Aeromexico and Mexicana should come under the oversight of a holding company by the end of the month. The search for potential buyers for the single entity could begin once the slow process of putting the two carriers' finances in order is complete.

The holding company, called the Corporacion International de Aviacion or Cintra, will act as a shell for Aeromexico and Mexicana. Cintra should be established by January, with a full transfer of investor holdings to the holding company completed by the third quarter of 1996.

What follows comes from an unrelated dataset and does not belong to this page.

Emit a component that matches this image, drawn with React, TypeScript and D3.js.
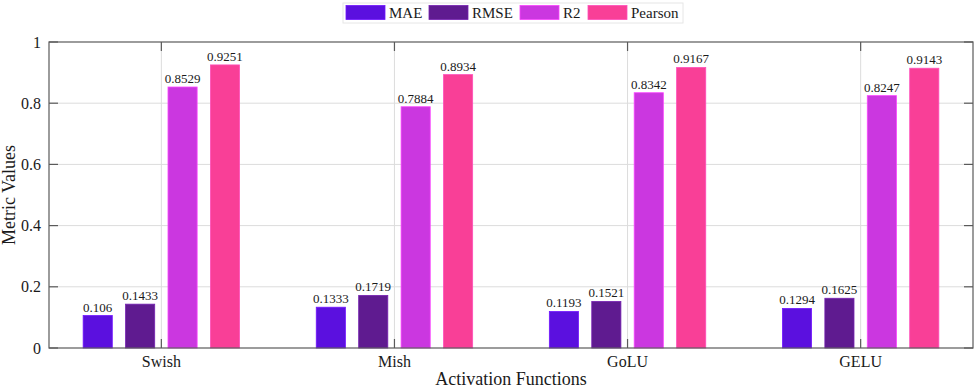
import { useRef, useEffect } from 'react';
import * as d3 from 'd3';

const categories = ['Swish', 'Mish', 'GoLU', 'GELU'];
const series = ['MAE', 'RMSE', 'R2', 'Pearson'];
const maeValues = [0.106, 0.1333, 0.1193, 0.1294];
const rmseValues = [0.1433, 0.1719, 0.1521, 0.1625];
const r2Values = [0.8529, 0.7884, 0.8342, 0.8247];
const pearsonValues = [0.9251, 0.8934, 0.9167, 0.9143];
const yTicks = [0, 0.2, 0.4, 0.6, 0.8, 1];

const COLORS = ['#5b10df', '#5f1b90', '#cb37e0', '#f93f97'];
const FONT = 'Liberation Serif';

export default function App() {
  const svgRef = useRef<SVGSVGElement>(null);

  useEffect(() => {
    const width = 975;
    const height = 390;
    const margin = { top: 42, right: 2, bottom: 42, left: 49 };
    const w = width - margin.left - margin.right;
    const h = height - margin.top - margin.bottom;

    const svg = d3.select(svgRef.current);
    svg.selectAll('*').remove();

    const values = [maeValues, rmseValues, r2Values, pearsonValues];

    const g = svg
      .append('g')
      .attr('transform', `translate(${margin.left},${margin.top})`)
      .style('font-family', FONT);

    const x = d3.scaleLinear().domain([0.518, 4.482]).range([0, w]);
    const y = d3.scaleLinear().domain([0, 1]).range([h, 0]);
    const offsets = [-0.273, -0.091, 0.091, 0.273];
    const barW = x(0.125) - x(0);

    // grid
    g.selectAll('.ygrid')
      .data(yTicks.slice(1, -1))
      .join('line')
      .attr('x1', 0)
      .attr('x2', w)
      .attr('y1', (d) => y(d))
      .attr('y2', (d) => y(d))
      .attr('stroke', '#dcdcdc')
      .attr('stroke-width', 1);

    g.selectAll('.xgrid')
      .data(categories)
      .join('line')
      .attr('x1', (_, i) => x(i + 1))
      .attr('x2', (_, i) => x(i + 1))
      .attr('y1', 0)
      .attr('y2', h)
      .attr('stroke', '#dcdcdc')
      .attr('stroke-width', 1);

    // bars
    series.forEach((s, si) => {
      g.selectAll(`.bar-${si}`)
        .data(values[si])
        .join('rect')
        .attr('x', (_, i) => x(i + 1 + offsets[si]) - barW / 2)
        .attr('y', (d) => y(d))
        .attr('width', barW)
        .attr('height', (d) => h - y(d))
        .attr('fill', COLORS[si])
        .attr('stroke', d3.color(COLORS[si])!.brighter(0.6).toString())
        .attr('stroke-width', 0.8);

      g.selectAll(`.lbl-${si}`)
        .data(values[si])
        .join('text')
        .attr('x', (_, i) => x(i + 1 + offsets[si]))
        .attr('y', (d) => y(d) - 4)
        .attr('text-anchor', 'middle')
        .attr('font-size', 13)
        .attr('fill', '#1a1a1a')
        .text((d) => String(d));
    });

    // box
    g.append('rect')
      .attr('x', 0)
      .attr('y', 0)
      .attr('width', w)
      .attr('height', h)
      .attr('fill', 'none')
      .attr('stroke', '#5a5a5a')
      .attr('stroke-width', 1.2);

    // y ticks (inside, both sides)
    yTicks.forEach((t) => {
      g.append('line')
        .attr('x1', 0).attr('x2', 9)
        .attr('y1', y(t)).attr('y2', y(t))
        .attr('stroke', '#5a5a5a').attr('stroke-width', 1.2);
      g.append('line')
        .attr('x1', w).attr('x2', w - 9)
        .attr('y1', y(t)).attr('y2', y(t))
        .attr('stroke', '#5a5a5a').attr('stroke-width', 1.2);
      g.append('text')
        .attr('x', -8)
        .attr('y', y(t))
        .attr('dy', '0.35em')
        .attr('text-anchor', 'end')
        .attr('font-size', 16)
        .attr('fill', '#1a1a1a')
        .text(d3.format('~g')(t));
    });

    // x ticks
    categories.forEach((c, i) => {
      g.append('line')
        .attr('x1', x(i + 1)).attr('x2', x(i + 1))
        .attr('y1', h).attr('y2', h - 9)
        .attr('stroke', '#5a5a5a').attr('stroke-width', 1.2);
      g.append('line')
        .attr('x1', x(i + 1)).attr('x2', x(i + 1))
        .attr('y1', 0).attr('y2', 9)
        .attr('stroke', '#5a5a5a').attr('stroke-width', 1.2);
      g.append('text')
        .attr('x', x(i + 1))
        .attr('y', h + 19)
        .attr('text-anchor', 'middle')
        .attr('font-size', 16)
        .attr('fill', '#1a1a1a')
        .text(c);
    });

    // axis titles
    g.append('text')
      .attr('x', w / 2)
      .attr('y', h + 37)
      .attr('text-anchor', 'middle')
      .attr('font-size', 18)
      .attr('fill', '#1a1a1a')
      .text('Activation Functions');

    g.append('text')
      .attr('transform', 'rotate(-90)')
      .attr('x', -h / 2)
      .attr('y', -34)
      .attr('text-anchor', 'middle')
      .attr('font-size', 18)
      .attr('fill', '#1a1a1a')
      .text('Metric Values');

    // legend
    const legend = svg
      .append('g')
      .attr('transform', 'translate(343,3)')
      .style('font-family', FONT);
    legend.append('rect')
      .attr('x', 0).attr('y', 0)
      .attr('width', 340).attr('height', 20)
      .attr('fill', '#fff')
      .attr('stroke', '#e6e6e6')
      .attr('stroke-width', 1);
    const itemX = [3, 86, 177, 245];
    series.forEach((s, si) => {
      legend.append('rect')
        .attr('x', itemX[si]).attr('y', 2.5)
        .attr('width', 39).attr('height', 14)
        .attr('fill', COLORS[si])
        .attr('stroke', d3.color(COLORS[si])!.brighter(0.6).toString())
        .attr('stroke-width', 0.8);
      legend.append('text')
        .attr('x', itemX[si] + 43)
        .attr('y', 15)
        .attr('font-size', 15)
        .attr('fill', '#1a1a1a')
        .text(s);
    });
  }, []);

  return (
    <svg
      ref={svgRef}
      width={975}
      height={390}
      style={{ position: 'absolute', left: 0, top: 0, background: '#fff' }}
    />
  );
}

However, the merger of the two carriers - often cited as a necessity for the assured survival of even one Mexican flag carrier - is excluded. The two companies will still be run as separate entities and an independent manager will oversee the divide. This is a requirement of the Federal Competition Commission - Aeromexico holds a 55 per cent equity stake in Mexicana - on antitrust grounds. Nevertheless, the CFC made one concession in late November and quashed the three-year limit imposed on the financial restructuring at both carriers.

Deadline or not, rehabilitation will not be an easy task, especially for Mexicana. Aeromexico has already restructured its debt by extending repayment of $137 million in Eurobonds by five years and swapping roughly 90 per cent of the company's equity for $530 million in debt held primarily by four banks: Serfin, Bancomer, Banamex and Banco Mexico.

Mexicana, still suffering under a massive $700 million debt load, is following in the footsteps of Aeromexico. The renegotiation of leases on 12 A320 aircraft could produce $10 million in annual savings. More importantly, there are plans for a $500 million debt-for-equity exchange - negotiations could be finished by early 1996.

The carriers are also having to cope with a drop off in passengers since the peso's devaluation a year ago. In the third quarter, Aeromexico's traffic fell 18 per cent but the carrier responded well, reducing capacity by 20 per cent and increasing yields by 11 per cent. The result was a net profit of NP143 million ($21.5 million) from a loss of NP28 million last year.

Though Mexicana's third quarter results had not been released as of early December, the carrier did post operating profits of $24.6 million for the first six months of 1995. Capacity cuts should follow a restructuring of the fleet and distribution system in the coming months.

Speculation over potential bidders for the two airlines is rife but premature. Restructuring is still underway and only a stronger economy will ensure a return to sustained profitability. Equally daunting, analysts believe, is the insistence that both airlines are sold together, as subsidiaries of Cintras.